Find every line in the records below that contains the word "this", and copy each such line.

=======

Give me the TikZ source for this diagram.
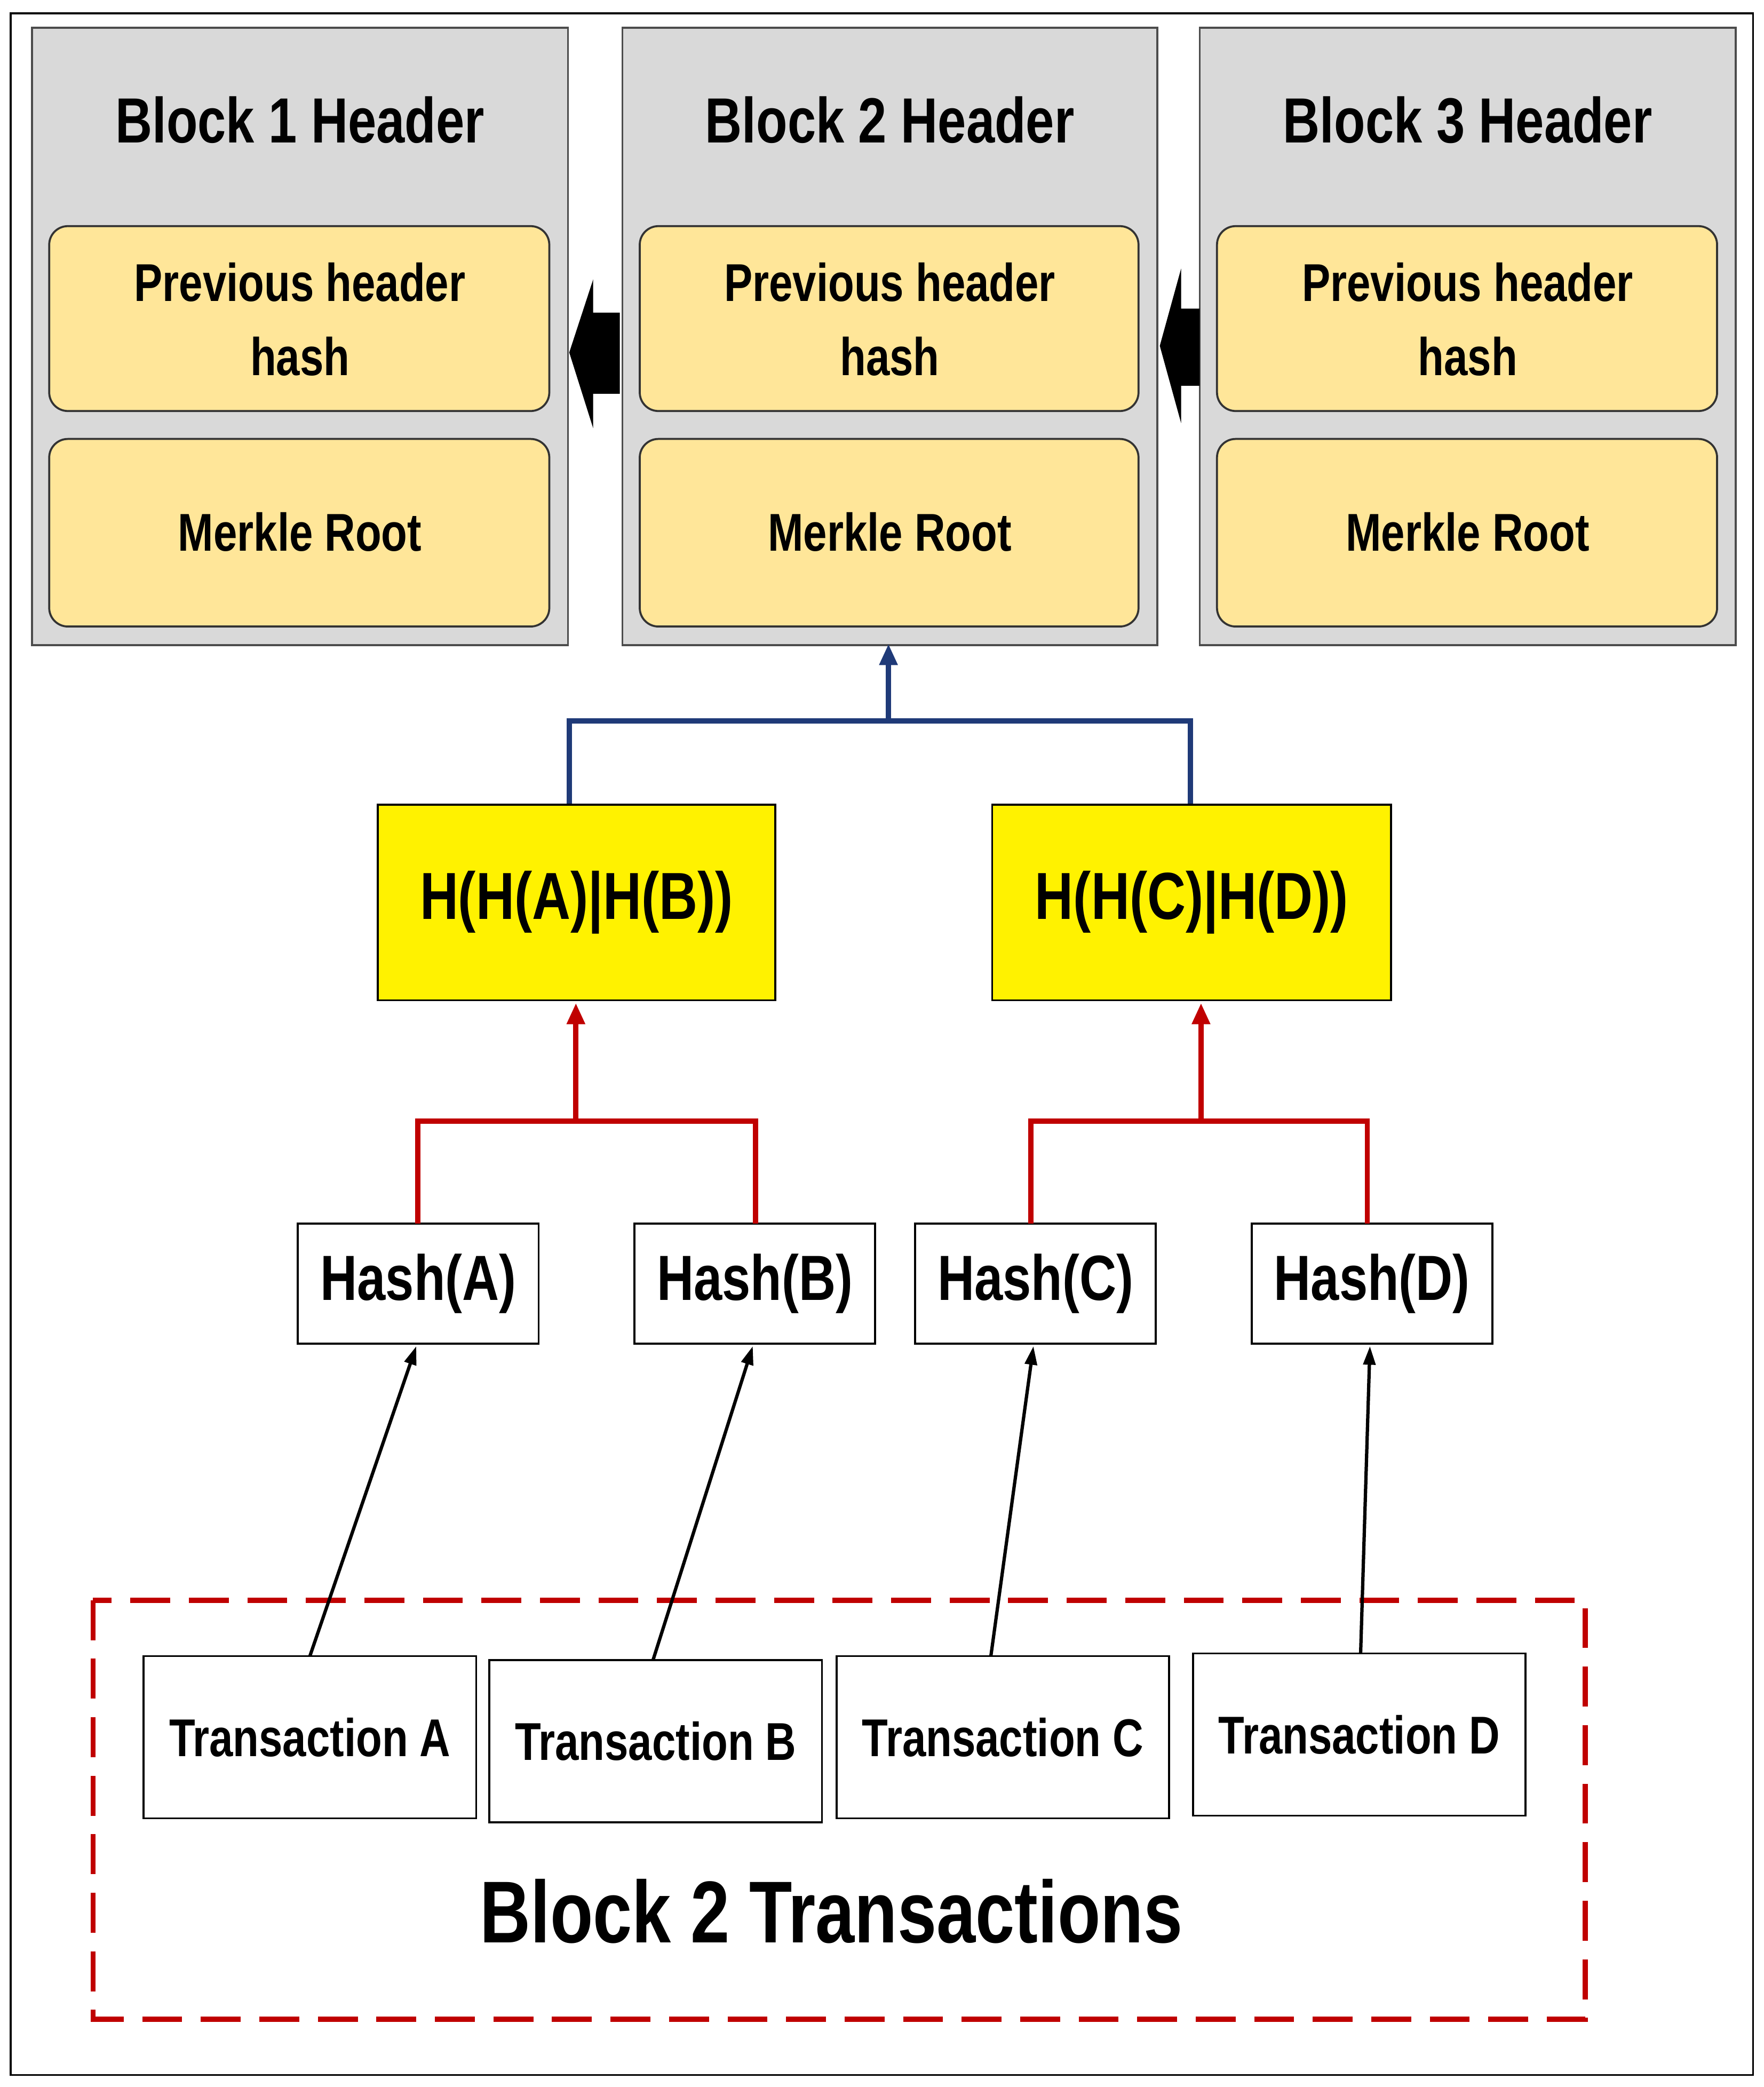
\documentclass[tikz,border=0pt]{standalone}
\usepackage{fontspec}
\setmainfont{Liberation Sans}[FakeStretch=0.8]
\usetikzlibrary{arrows.meta}
\definecolor{hdr}{HTML}{D9D9D9}
\definecolor{org}{HTML}{FFE699}
\definecolor{dred}{HTML}{C00000}
\definecolor{dblue}{HTML}{1F3A78}
\begin{document}
\begin{tikzpicture}[x=1pt,y=-1pt,
  hbox/.style={draw=black!70,fill=hdr,line width=1.5pt},
  obox/.style={draw=black!80,fill=org,rounded corners=14pt,line width=1.5pt,align=center,font=\bfseries\fontsize{40}{56}\selectfont},
  wbox/.style={draw=black,fill=white,line width=1.5pt},
  ttl/.style={font=\bfseries\fontsize{48}{56}\selectfont},
  red/.style={draw=dred,line width=4pt},
  thin/.style={draw=black,line width=2.5pt,-{Triangle[length=14pt,width=9pt]}}]
\useasboundingbox (0,0) rectangle (1326,1569);
\draw[line width=1.5pt] (8,10) rectangle (1318,1560);
% headers
\foreach \n/\a/\b in {1/24/427,2/468/870,3/902/1305}{
  \draw[hbox] (\a,21) rectangle (\b,485);
  \node[ttl] (t\n) at ({(\a+\b)/2},90) {Block \n{} Header};
  \draw[obox] (\a+13,170) rectangle (\b-14,309);
  \node[font=\bfseries\fontsize{40}{56}\selectfont,align=center] (p\n) at ({(\a+\b)/2},240) {Previous header\\hash};
  \draw[obox] (\a+13,330) rectangle (\b-14,471);
  \node[font=\bfseries\fontsize{40}{56}\selectfont] (m\n) at ({(\a+\b)/2},400) {Merkle Root};
}
% big arrows
\fill (466,235) -- (446,235) -- (446,210) -- (428,265) -- (446,322) -- (446,296) -- (466,296) -- cycle;
\fill (902,232) -- (888,232) -- (888,202) -- (872,260) -- (888,318) -- (888,290) -- (902,290) -- cycle;
% yellow
\node[draw=black,fill=yellow,line width=1.5pt,minimum width=299pt,minimum height=147pt,font=\bfseries\fontsize{50}{56}\selectfont] (y1) at (433.5,678.5) {H(H(A)|H(B))};
\node[draw=black,fill=yellow,line width=1.5pt,minimum width=300pt,minimum height=147pt,font=\bfseries\fontsize{50}{56}\selectfont] (y2) at (896,678.5) {H(H(C)|H(D))};
\coordinate (bj) at (668,542);
\draw[draw=dblue,line width=4pt] (y1.north -| 428,0) -- (428,542) -- (895,542) -- (y2.north -| 895,0);
\draw[draw=dblue,line width=4pt,-{Triangle[length=16pt,width=13pt]}] (bj) -- (668,484);
% hash
\foreach \n/\a in {A/224,B/477,C/688,D/941}{
  \node[wbox,minimum width=181pt,minimum height=90pt,font=\bfseries\fontsize{48}{56}\selectfont] (h\n) at (\a+90.5,965) {Hash(\n)};
}
\draw[red] (314,920) -- (314,843) -- (568,843) -- (568,920);
\draw[red,-{Triangle[length=16pt,width=13pt]}] (433,843) -- (433,754);
\draw[red] (775,920) -- (775,843) -- (1028,843) -- (1028,920);
\draw[red,-{Triangle[length=16pt,width=13pt]}] (903,843) -- (903,754);
% dashed
\draw[dred,line width=4pt,dash pattern=on 30pt off 14pt] (70,1203) rectangle (1192,1518);
\node[font=\bfseries\fontsize{66}{72}\selectfont] (bt) at (625,1437) {Block 2 Transactions};
\foreach \n/\a/\y in {A/108/1306,B/368/1309,C/629/1306,D/897/1304}{
  \node[wbox,minimum width=250pt,minimum height=122pt,font=\bfseries\fontsize{40}{56}\selectfont] (x\n) at (\a+125,\y) {Transaction \n};
}
\draw[thin] (233,1245) -- (313,1012);
\draw[thin] (491,1248) -- (566,1012);
\draw[thin] (745,1245) -- (777,1012);
\draw[thin] (1023,1243) -- (1030,1012);
\end{tikzpicture}
\end{document}
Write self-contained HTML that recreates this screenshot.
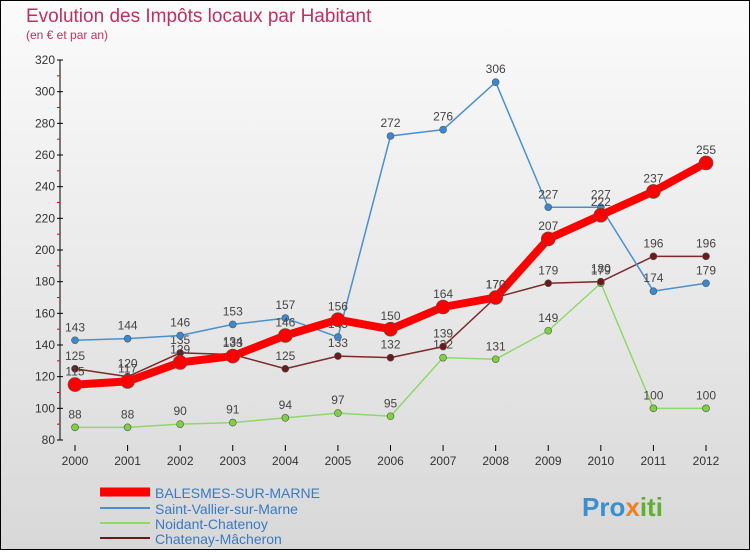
<!DOCTYPE html>
<html><head><meta charset="utf-8"><style>
body{margin:0}
#c{width:750px;height:550px;position:relative;font-family:"Liberation Sans",sans-serif;}
</style></head><body>
<div id="c">
<svg width="750" height="550" xmlns="http://www.w3.org/2000/svg" id="s">
<defs><linearGradient id="bg" x1="0" y1="0" x2="0" y2="1"><stop offset="0" stop-color="#fbfbfb"/><stop offset="1" stop-color="#d8d8d8"/></linearGradient></defs>
<rect x="0.5" y="0.5" width="749" height="549" fill="url(#bg)" stroke="#000"/>
<text x="26" y="22" font-size="19" fill="#c0305f">Evolution des Impôts locaux par Habitant</text>
<text x="26" y="39" font-size="12" fill="#c0305f">(en € et par an)</text>
<g id="axes"></g><g id="series"></g>
<g>
<line x1="100" y1="492" x2="150" y2="492" stroke="#f00" stroke-width="9"/>
<text x="155" y="498" font-size="14" fill="#3a7ac0">BALESMES-SUR-MARNE</text>
<line x1="100" y1="508" x2="150" y2="508" stroke="#4a90d0" stroke-width="2"/>
<text x="155" y="514" font-size="14" fill="#3a7ac0">Saint-Vallier-sur-Marne</text>
<line x1="100" y1="523" x2="150" y2="523" stroke="#8fd86a" stroke-width="2"/>
<text x="155" y="529" font-size="14" fill="#3a7ac0">Noidant-Chatenoy</text>
<line x1="100" y1="538" x2="150" y2="538" stroke="#6b1a1a" stroke-width="2"/>
<text x="155" y="544" font-size="14" fill="#3a7ac0">Chatenay-Mâcheron</text>
</g>
<text x="582" y="516" font-size="26" font-weight="bold" fill="#3a8fd0">Pro<tspan fill="#f08020">x</tspan><tspan fill="#60b030">iti</tspan></text>
</svg></div>
<script>
const years=[2000,2001,2002,2003,2004,2005,2006,2007,2008,2009,2010,2011,2012];
const yTicks=[80,100,120,140,160,180,200,220,240,260,280,300,320];
const balesmes=[115,117,129,133,146,156,150,164,170,207,222,237,255];
const vallier=[143,144,146,153,157,145,272,276,306,227,227,174,179];
const noidant=[88,88,90,91,94,97,95,132,131,149,179,100,100];
const chatenay=[125,120,135,134,125,133,132,139,170,179,180,196,196];
const NS="http://www.w3.org/2000/svg";
function X(i){return 75+i*(706-75)/12;}
function Y(v){return 440-(v-80)*380/240;}
function mk(t,a,p){const e=document.createElementNS(NS,t);for(const k in a)e.setAttribute(k,a[k]);p.appendChild(e);return e;}
const ax=document.getElementById('axes');
const yl=mk('line',{x1:60,y1:60,x2:60,y2:440,stroke:'#000'},ax);


const yMax=yTicks[yTicks.length-1];
yTicks.forEach(v=>{
 const tk=mk('line',{x1:57,y1:Y(v),x2:63,y2:Y(v),stroke:'#000'},ax);
 
 
 if(v<yMax){
  const m=mk('line',{x1:57,y1:Y(v+10),x2:60,y2:Y(v+10),stroke:'#e00'},ax);
  
  
 }
 const t=mk('text',{x:55,y:Y(v)+4,'text-anchor':'end','font-size':12,fill:'#333'},ax);
 t.textContent=v;
 
 
});
years.forEach((y,i)=>{
 const tk=mk('line',{x1:X(i),y1:445,x2:X(i),y2:451,stroke:'#000'},ax);
 
 
 const t=mk('text',{x:X(i),y:465,'text-anchor':'middle','font-size':12,fill:'#333'},ax);
 t.textContent=y;
 
 
});
const sg=document.getElementById('series');
function draw(d,name,col,w,r,fill){
 const g=mk('g',{},sg);
 
 
 const pl=mk('polyline',{points:d.map((v,i)=>X(i)+','+Y(v)).join(' '),fill:'none',stroke:col,'stroke-width':w,'stroke-linejoin':'round'},g);
 
 
 d.forEach((v,i)=>{
  const c=mk('circle',{cx:X(i),cy:Y(v),r:r,fill:fill,stroke:'#555','stroke-width':0.6},g);
  
  
  const t=mk('text',{x:X(i),y:Y(v)-9,'text-anchor':'middle','font-size':12,fill:'#444'},g);
  t.textContent=v;
  
  
 });
}
draw(noidant,'noidant-series','#8fd86a',1.5,3.5,'#7fd040');
draw(chatenay,'chatenay-series','#7a2a2a',1.5,3.5,'#6b1a1a');
draw(vallier,'saint-vallier-series','#4a90d0',1.5,3.5,'#3a88d0');
draw(balesmes,'balesmes-series','#f00',8,7,'#f00');
</script>
</body></html>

=======

**COMPLETE ANSWER:**
Give me the TikZ source for this diagram.
Write self-contained HTML that recreates this screenshot.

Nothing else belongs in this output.